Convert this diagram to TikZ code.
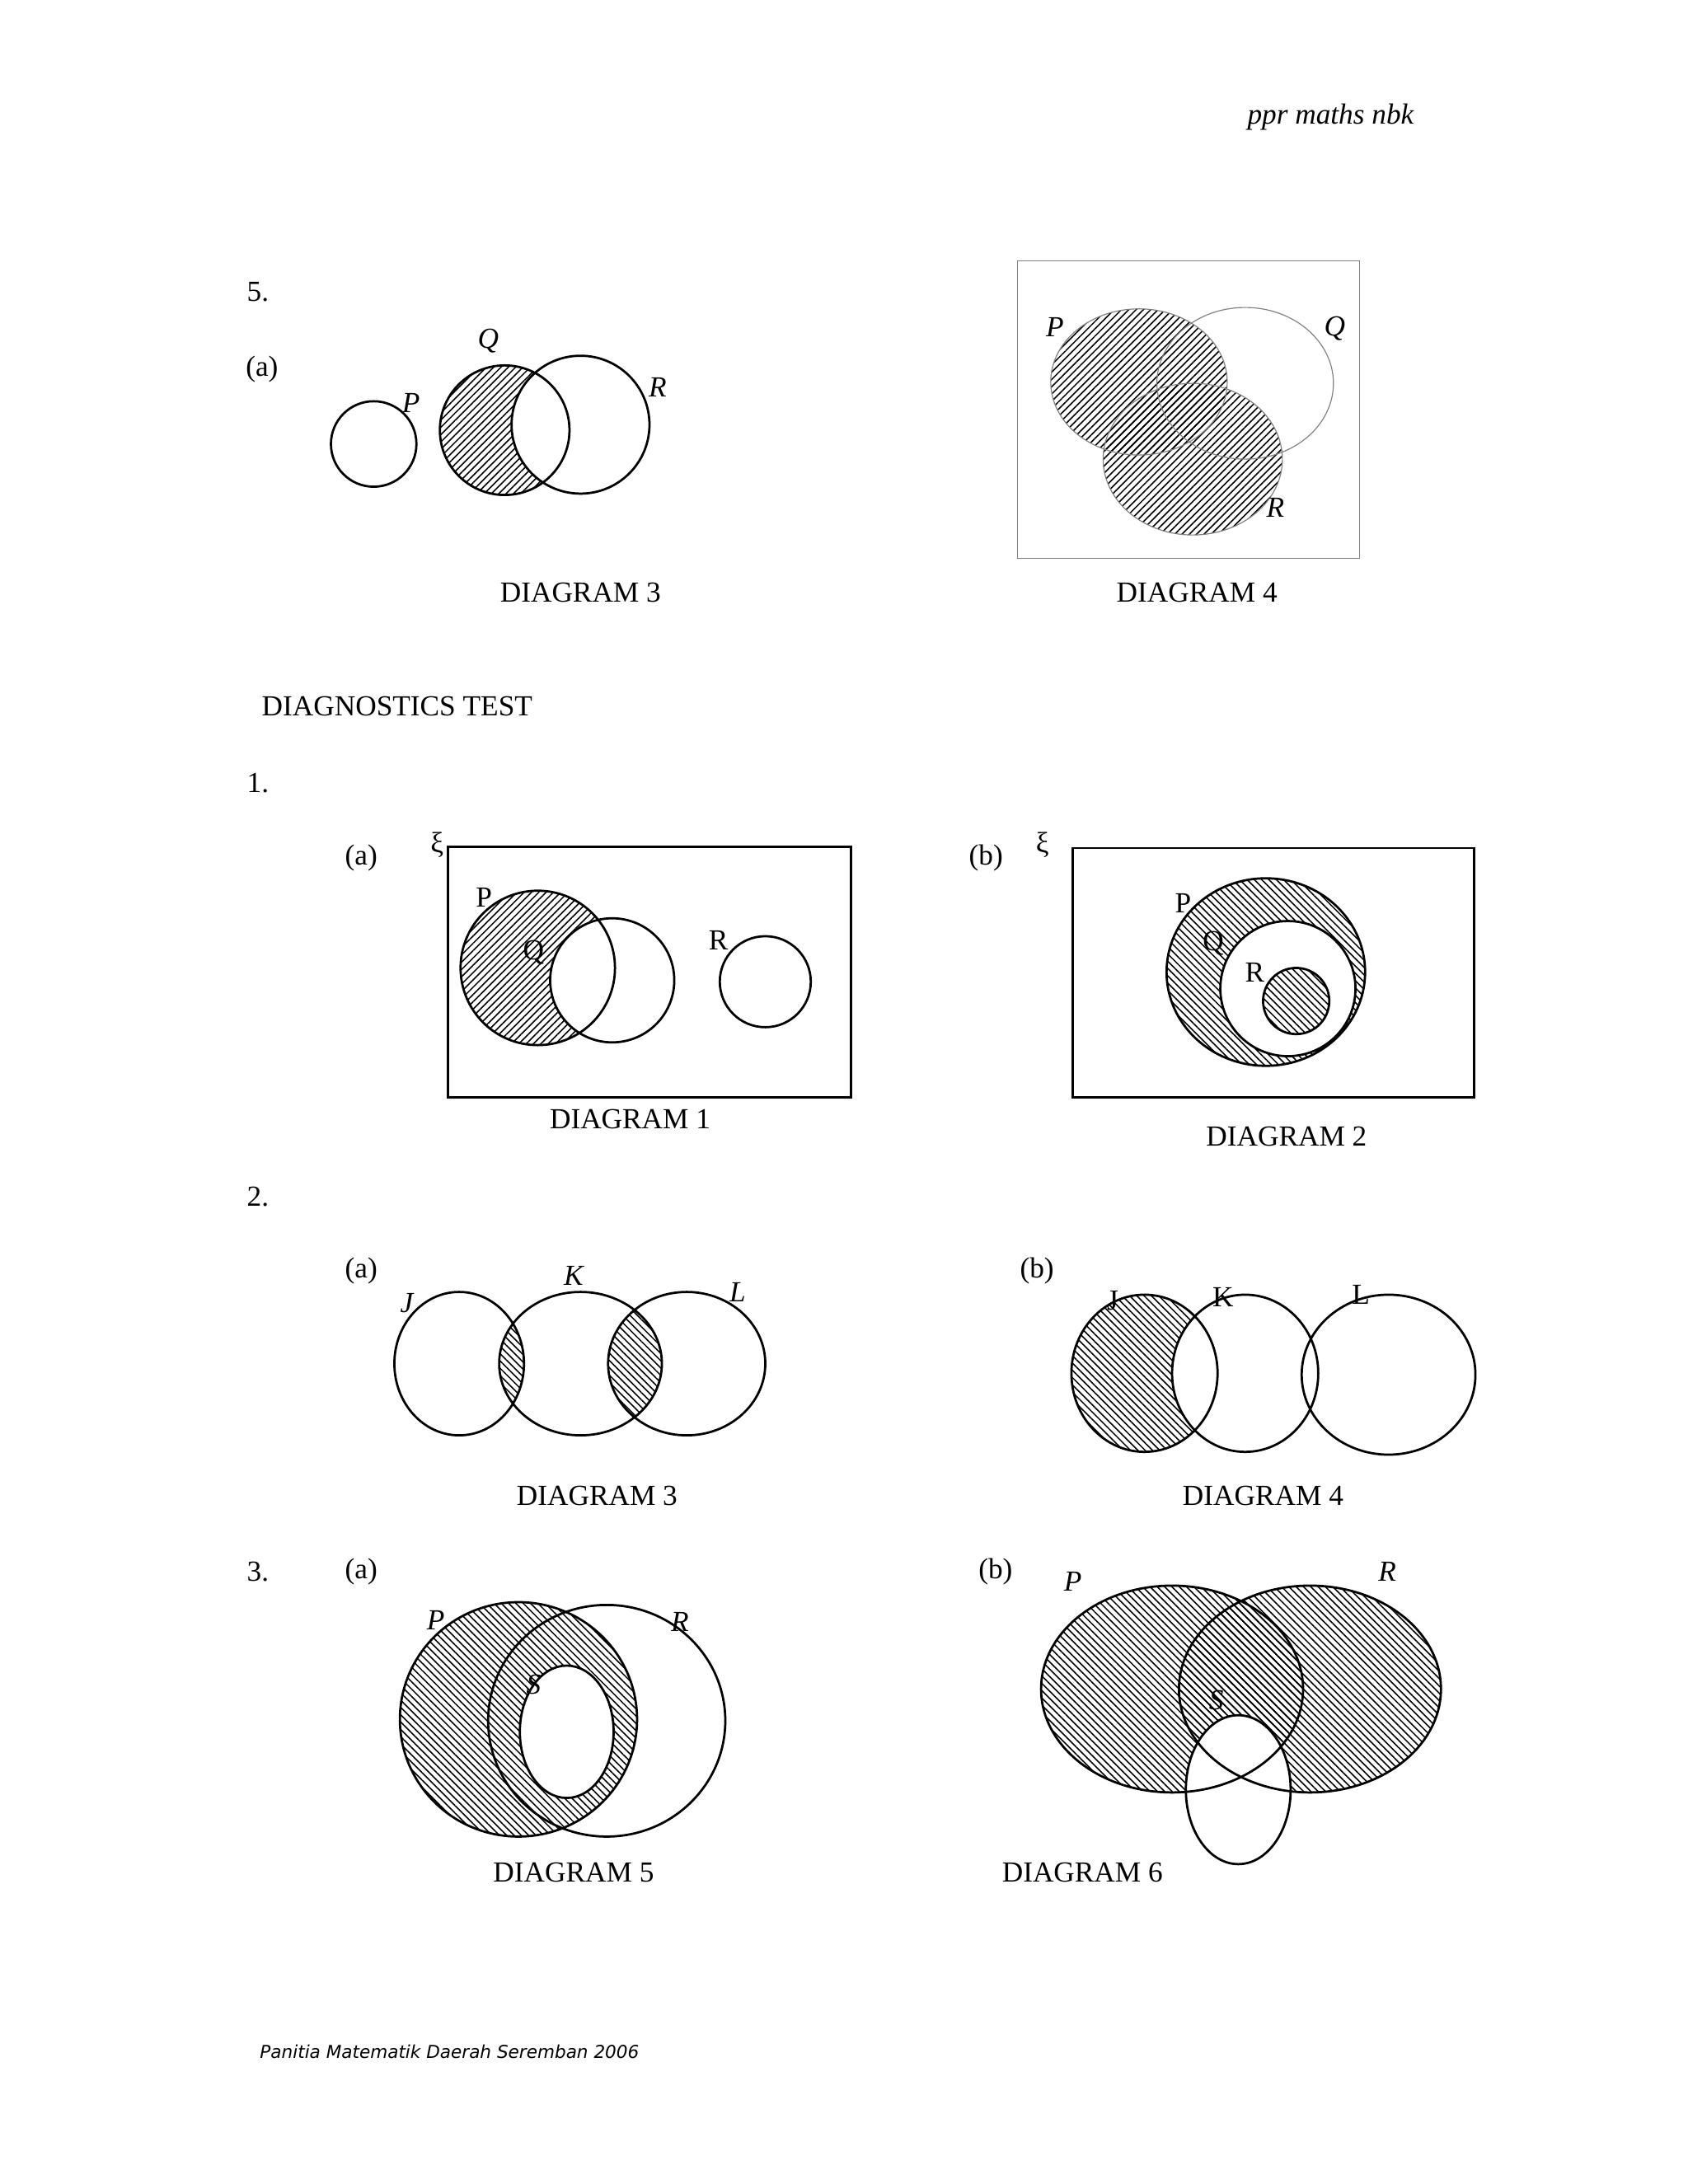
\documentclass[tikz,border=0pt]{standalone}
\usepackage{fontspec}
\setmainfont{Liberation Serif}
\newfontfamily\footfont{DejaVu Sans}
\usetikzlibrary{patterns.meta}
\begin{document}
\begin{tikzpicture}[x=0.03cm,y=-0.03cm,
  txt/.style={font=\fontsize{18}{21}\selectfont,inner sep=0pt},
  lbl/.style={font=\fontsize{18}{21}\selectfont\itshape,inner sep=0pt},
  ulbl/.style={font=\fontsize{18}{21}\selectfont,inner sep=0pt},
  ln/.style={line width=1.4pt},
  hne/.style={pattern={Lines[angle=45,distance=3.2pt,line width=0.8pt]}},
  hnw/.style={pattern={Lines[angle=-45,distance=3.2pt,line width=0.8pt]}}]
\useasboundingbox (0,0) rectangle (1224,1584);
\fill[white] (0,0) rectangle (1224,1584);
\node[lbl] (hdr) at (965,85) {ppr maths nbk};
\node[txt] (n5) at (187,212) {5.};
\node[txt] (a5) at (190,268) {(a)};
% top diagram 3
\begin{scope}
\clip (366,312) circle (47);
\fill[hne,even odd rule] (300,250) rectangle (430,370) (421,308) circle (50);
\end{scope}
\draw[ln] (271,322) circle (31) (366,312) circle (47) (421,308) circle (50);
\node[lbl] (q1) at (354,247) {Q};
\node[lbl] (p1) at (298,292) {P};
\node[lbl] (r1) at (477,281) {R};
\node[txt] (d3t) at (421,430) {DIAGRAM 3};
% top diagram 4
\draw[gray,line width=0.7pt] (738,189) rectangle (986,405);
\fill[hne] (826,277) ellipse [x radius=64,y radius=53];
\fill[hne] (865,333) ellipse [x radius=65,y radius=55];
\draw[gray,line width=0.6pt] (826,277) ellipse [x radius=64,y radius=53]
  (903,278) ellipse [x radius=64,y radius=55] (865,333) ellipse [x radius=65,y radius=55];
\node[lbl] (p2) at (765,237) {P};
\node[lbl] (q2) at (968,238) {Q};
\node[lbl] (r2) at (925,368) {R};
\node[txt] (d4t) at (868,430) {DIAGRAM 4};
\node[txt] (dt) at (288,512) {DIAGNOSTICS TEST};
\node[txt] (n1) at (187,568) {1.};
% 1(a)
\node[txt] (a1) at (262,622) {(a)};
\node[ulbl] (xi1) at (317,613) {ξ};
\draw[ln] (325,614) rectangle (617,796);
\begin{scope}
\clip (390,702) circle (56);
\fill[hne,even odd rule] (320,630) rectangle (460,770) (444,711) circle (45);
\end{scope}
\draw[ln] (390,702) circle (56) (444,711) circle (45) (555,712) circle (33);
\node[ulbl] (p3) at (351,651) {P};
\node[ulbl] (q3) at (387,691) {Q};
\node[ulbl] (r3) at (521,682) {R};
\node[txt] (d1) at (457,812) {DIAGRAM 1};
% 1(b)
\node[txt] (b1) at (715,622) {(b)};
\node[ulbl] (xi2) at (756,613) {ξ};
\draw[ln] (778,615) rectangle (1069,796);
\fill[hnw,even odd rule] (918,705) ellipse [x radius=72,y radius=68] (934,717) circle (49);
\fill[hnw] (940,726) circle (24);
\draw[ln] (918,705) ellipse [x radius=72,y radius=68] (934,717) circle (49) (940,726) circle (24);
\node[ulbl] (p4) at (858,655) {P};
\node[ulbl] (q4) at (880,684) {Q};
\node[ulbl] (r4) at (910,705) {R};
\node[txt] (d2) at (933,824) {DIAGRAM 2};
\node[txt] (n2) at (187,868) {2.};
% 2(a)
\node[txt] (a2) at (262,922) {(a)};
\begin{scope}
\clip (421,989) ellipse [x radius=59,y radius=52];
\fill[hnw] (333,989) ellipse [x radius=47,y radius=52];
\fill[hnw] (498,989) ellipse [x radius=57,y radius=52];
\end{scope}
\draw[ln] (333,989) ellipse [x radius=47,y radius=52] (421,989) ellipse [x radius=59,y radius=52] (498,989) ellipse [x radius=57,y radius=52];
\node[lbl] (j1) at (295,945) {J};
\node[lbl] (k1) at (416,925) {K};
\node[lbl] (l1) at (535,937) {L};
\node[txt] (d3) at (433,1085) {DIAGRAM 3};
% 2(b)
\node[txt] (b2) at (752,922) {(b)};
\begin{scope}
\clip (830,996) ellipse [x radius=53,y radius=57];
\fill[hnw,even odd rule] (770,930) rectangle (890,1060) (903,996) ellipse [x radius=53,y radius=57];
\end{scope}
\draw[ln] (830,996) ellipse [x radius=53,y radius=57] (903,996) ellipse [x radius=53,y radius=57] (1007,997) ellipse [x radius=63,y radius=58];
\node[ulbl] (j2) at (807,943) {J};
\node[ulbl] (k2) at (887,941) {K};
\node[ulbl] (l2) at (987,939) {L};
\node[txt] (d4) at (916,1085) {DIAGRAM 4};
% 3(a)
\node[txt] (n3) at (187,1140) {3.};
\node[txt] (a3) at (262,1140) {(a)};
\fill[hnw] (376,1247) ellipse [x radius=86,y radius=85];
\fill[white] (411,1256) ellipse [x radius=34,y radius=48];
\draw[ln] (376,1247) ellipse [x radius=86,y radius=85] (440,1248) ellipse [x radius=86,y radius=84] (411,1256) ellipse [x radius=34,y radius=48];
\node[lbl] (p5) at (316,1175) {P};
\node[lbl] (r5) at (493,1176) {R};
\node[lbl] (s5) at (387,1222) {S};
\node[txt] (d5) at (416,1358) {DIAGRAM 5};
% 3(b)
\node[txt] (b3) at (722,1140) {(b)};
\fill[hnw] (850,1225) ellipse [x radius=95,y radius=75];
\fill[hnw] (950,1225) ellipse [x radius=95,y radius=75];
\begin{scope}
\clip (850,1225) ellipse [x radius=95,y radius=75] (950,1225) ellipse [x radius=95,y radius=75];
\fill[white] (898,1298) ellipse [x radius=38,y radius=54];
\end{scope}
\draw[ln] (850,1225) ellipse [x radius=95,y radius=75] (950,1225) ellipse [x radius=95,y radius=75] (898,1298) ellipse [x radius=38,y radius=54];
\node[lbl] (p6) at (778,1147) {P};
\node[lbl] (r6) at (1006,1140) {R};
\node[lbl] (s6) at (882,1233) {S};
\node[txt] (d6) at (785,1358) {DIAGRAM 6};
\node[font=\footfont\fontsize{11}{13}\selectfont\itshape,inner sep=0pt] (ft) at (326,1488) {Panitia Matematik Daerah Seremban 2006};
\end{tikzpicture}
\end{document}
^^^^^^^^^^^^^^^^
Return each line from the material above exactly, but not the pictures.

Convert this diagram to TikZ code.
\documentclass[tikz,border=0pt]{standalone}
\usepackage{fontspec}
\setmainfont{Liberation Serif}
\newfontfamily\footfont{DejaVu Sans}
\usetikzlibrary{patterns.meta}
\begin{document}
\begin{tikzpicture}[x=0.03cm,y=-0.03cm,
  txt/.style={font=\fontsize{18}{21}\selectfont,inner sep=0pt},
  lbl/.style={font=\fontsize{18}{21}\selectfont\itshape,inner sep=0pt},
  ulbl/.style={font=\fontsize{18}{21}\selectfont,inner sep=0pt},
  ln/.style={line width=1.4pt},
  hne/.style={pattern={Lines[angle=45,distance=3.2pt,line width=0.8pt]}},
  hnw/.style={pattern={Lines[angle=-45,distance=3.2pt,line width=0.8pt]}}]
\useasboundingbox (0,0) rectangle (1224,1584);
\fill[white] (0,0) rectangle (1224,1584);
\node[lbl] (hdr) at (965,85) {ppr maths nbk};
\node[txt] (n5) at (187,212) {5.};
\node[txt] (a5) at (190,268) {(a)};
% top diagram 3
\begin{scope}
\clip (366,312) circle (47);
\fill[hne,even odd rule] (300,250) rectangle (430,370) (421,308) circle (50);
\end{scope}
\draw[ln] (271,322) circle (31) (366,312) circle (47) (421,308) circle (50);
\node[lbl] (q1) at (354,247) {Q};
\node[lbl] (p1) at (298,292) {P};
\node[lbl] (r1) at (477,281) {R};
\node[txt] (d3t) at (421,430) {DIAGRAM 3};
% top diagram 4
\draw[gray,line width=0.7pt] (738,189) rectangle (986,405);
\fill[hne] (826,277) ellipse [x radius=64,y radius=53];
\fill[hne] (865,333) ellipse [x radius=65,y radius=55];
\draw[gray,line width=0.6pt] (826,277) ellipse [x radius=64,y radius=53]
  (903,278) ellipse [x radius=64,y radius=55] (865,333) ellipse [x radius=65,y radius=55];
\node[lbl] (p2) at (765,237) {P};
\node[lbl] (q2) at (968,238) {Q};
\node[lbl] (r2) at (925,368) {R};
\node[txt] (d4t) at (868,430) {DIAGRAM 4};
\node[txt] (dt) at (288,512) {DIAGNOSTICS TEST};
\node[txt] (n1) at (187,568) {1.};
% 1(a)
\node[txt] (a1) at (262,622) {(a)};
\node[ulbl] (xi1) at (317,613) {ξ};
\draw[ln] (325,614) rectangle (617,796);
\begin{scope}
\clip (390,702) circle (56);
\fill[hne,even odd rule] (320,630) rectangle (460,770) (444,711) circle (45);
\end{scope}
\draw[ln] (390,702) circle (56) (444,711) circle (45) (555,712) circle (33);
\node[ulbl] (p3) at (351,651) {P};
\node[ulbl] (q3) at (387,691) {Q};
\node[ulbl] (r3) at (521,682) {R};
\node[txt] (d1) at (457,812) {DIAGRAM 1};
% 1(b)
\node[txt] (b1) at (715,622) {(b)};
\node[ulbl] (xi2) at (756,613) {ξ};
\draw[ln] (778,615) rectangle (1069,796);
\fill[hnw,even odd rule] (918,705) ellipse [x radius=72,y radius=68] (934,717) circle (49);
\fill[hnw] (940,726) circle (24);
\draw[ln] (918,705) ellipse [x radius=72,y radius=68] (934,717) circle (49) (940,726) circle (24);
\node[ulbl] (p4) at (858,655) {P};
\node[ulbl] (q4) at (880,684) {Q};
\node[ulbl] (r4) at (910,705) {R};
\node[txt] (d2) at (933,824) {DIAGRAM 2};
\node[txt] (n2) at (187,868) {2.};
% 2(a)
\node[txt] (a2) at (262,922) {(a)};
\begin{scope}
\clip (421,989) ellipse [x radius=59,y radius=52];
\fill[hnw] (333,989) ellipse [x radius=47,y radius=52];
\fill[hnw] (498,989) ellipse [x radius=57,y radius=52];
\end{scope}
\draw[ln] (333,989) ellipse [x radius=47,y radius=52] (421,989) ellipse [x radius=59,y radius=52] (498,989) ellipse [x radius=57,y radius=52];
\node[lbl] (j1) at (295,945) {J};
\node[lbl] (k1) at (416,925) {K};
\node[lbl] (l1) at (535,937) {L};
\node[txt] (d3) at (433,1085) {DIAGRAM 3};
% 2(b)
\node[txt] (b2) at (752,922) {(b)};
\begin{scope}
\clip (830,996) ellipse [x radius=53,y radius=57];
\fill[hnw,even odd rule] (770,930) rectangle (890,1060) (903,996) ellipse [x radius=53,y radius=57];
\end{scope}
\draw[ln] (830,996) ellipse [x radius=53,y radius=57] (903,996) ellipse [x radius=53,y radius=57] (1007,997) ellipse [x radius=63,y radius=58];
\node[ulbl] (j2) at (807,943) {J};
\node[ulbl] (k2) at (887,941) {K};
\node[ulbl] (l2) at (987,939) {L};
\node[txt] (d4) at (916,1085) {DIAGRAM 4};
% 3(a)
\node[txt] (n3) at (187,1140) {3.};
\node[txt] (a3) at (262,1140) {(a)};
\fill[hnw] (376,1247) ellipse [x radius=86,y radius=85];
\fill[white] (411,1256) ellipse [x radius=34,y radius=48];
\draw[ln] (376,1247) ellipse [x radius=86,y radius=85] (440,1248) ellipse [x radius=86,y radius=84] (411,1256) ellipse [x radius=34,y radius=48];
\node[lbl] (p5) at (316,1175) {P};
\node[lbl] (r5) at (493,1176) {R};
\node[lbl] (s5) at (387,1222) {S};
\node[txt] (d5) at (416,1358) {DIAGRAM 5};
% 3(b)
\node[txt] (b3) at (722,1140) {(b)};
\fill[hnw] (850,1225) ellipse [x radius=95,y radius=75];
\fill[hnw] (950,1225) ellipse [x radius=95,y radius=75];
\begin{scope}
\clip (850,1225) ellipse [x radius=95,y radius=75] (950,1225) ellipse [x radius=95,y radius=75];
\fill[white] (898,1298) ellipse [x radius=38,y radius=54];
\end{scope}
\draw[ln] (850,1225) ellipse [x radius=95,y radius=75] (950,1225) ellipse [x radius=95,y radius=75] (898,1298) ellipse [x radius=38,y radius=54];
\node[lbl] (p6) at (778,1147) {P};
\node[lbl] (r6) at (1006,1140) {R};
\node[lbl] (s6) at (882,1233) {S};
\node[txt] (d6) at (785,1358) {DIAGRAM 6};
\node[font=\footfont\fontsize{11}{13}\selectfont\itshape,inner sep=0pt] (ft) at (326,1488) {Panitia Matematik Daerah Seremban 2006};
\end{tikzpicture}
\end{document}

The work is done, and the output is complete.